Fin da subito, per l’appunto anche per tenere gli italiani incollati alle poltrone del salotto, Domenica In fu una trasmissione-fiume, che iniziava alle 14 e terminava alle 19,50, pochi minuti prima della messa in onda del tg serale. Lo presentava nella sua prima edizione Corrado, affiancato dalla valletta Dora Moroni, in diretta dallo Studio 5 di Via Teulada, a Roma; la preposizione «in» era polisemica, e stava a significare «introduzione», «insieme» e, soprattutto, «incontro».
Si trattava di un varietà nel senso letterale del termine, con un’offerta molto ampia che andava dal telequiz al calcio, dal giallo al telefilm.
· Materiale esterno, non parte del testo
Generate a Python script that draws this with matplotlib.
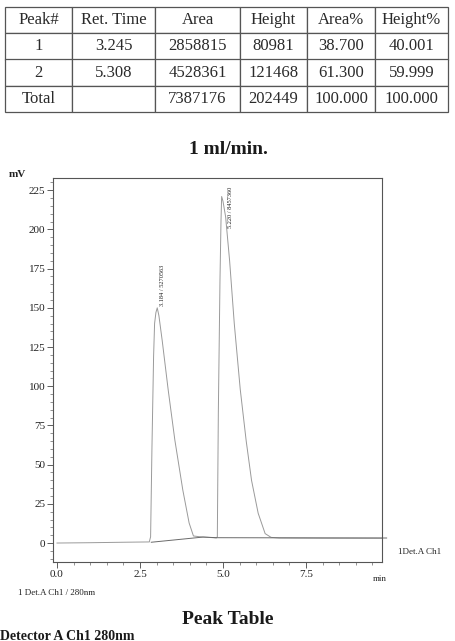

Ovvero quella dimensione di contenitore con dentro di tutto un po’ che ha continuato a costituire la spina dorsale di questo programma domenicale nel corso del tempo; e che rispecchia la natura del varietà come il più indefinito dei generi dell’intrattenimento televisivo, il cui vero denominatore comune coincide nei fatti con la figura del conduttore. Così, le variazioni di questo contenitore nazionalpopolare si possono leggere proprio attraverso l’avvicendarsi degli stili dei suoi presentatori e presentatrici (alcuni dei quali, peraltro, assai longevi).
Certo, Domenica In si è adattata al mutare delle fasi televisive (e politiche), fino a «realitizzarsi» (nel senso dell’imperialismo del paradigma del reality show sul piccolo schermo domestico), ma la sua storia e il suo format restano immutabili. E la trasmissione si è tenuta ben al riparo dalla convergenza mediale che, da qualche anno, costituisce la complessa sfida che le tv del vecchio servizio pubblico - obbligate a convertirsi in digital media company - si trovano a dover combattere.
E dire che, nel frattempo - e stiamo parlando di più di quattro decenni -, è successo di tutto. Sono caduti muri (a partire da quello di Berlino), la globalizzazione ha galoppato, dall’austerity siamo passati alla new economy, poi alla Grande recessione e di nuovo all’austerità (sperando di esserne in via di uscita), e la Chiesa di Roma ha visto succedersi 5 pontefici. Ma Domenica In è sempre qui. Immarcescibile.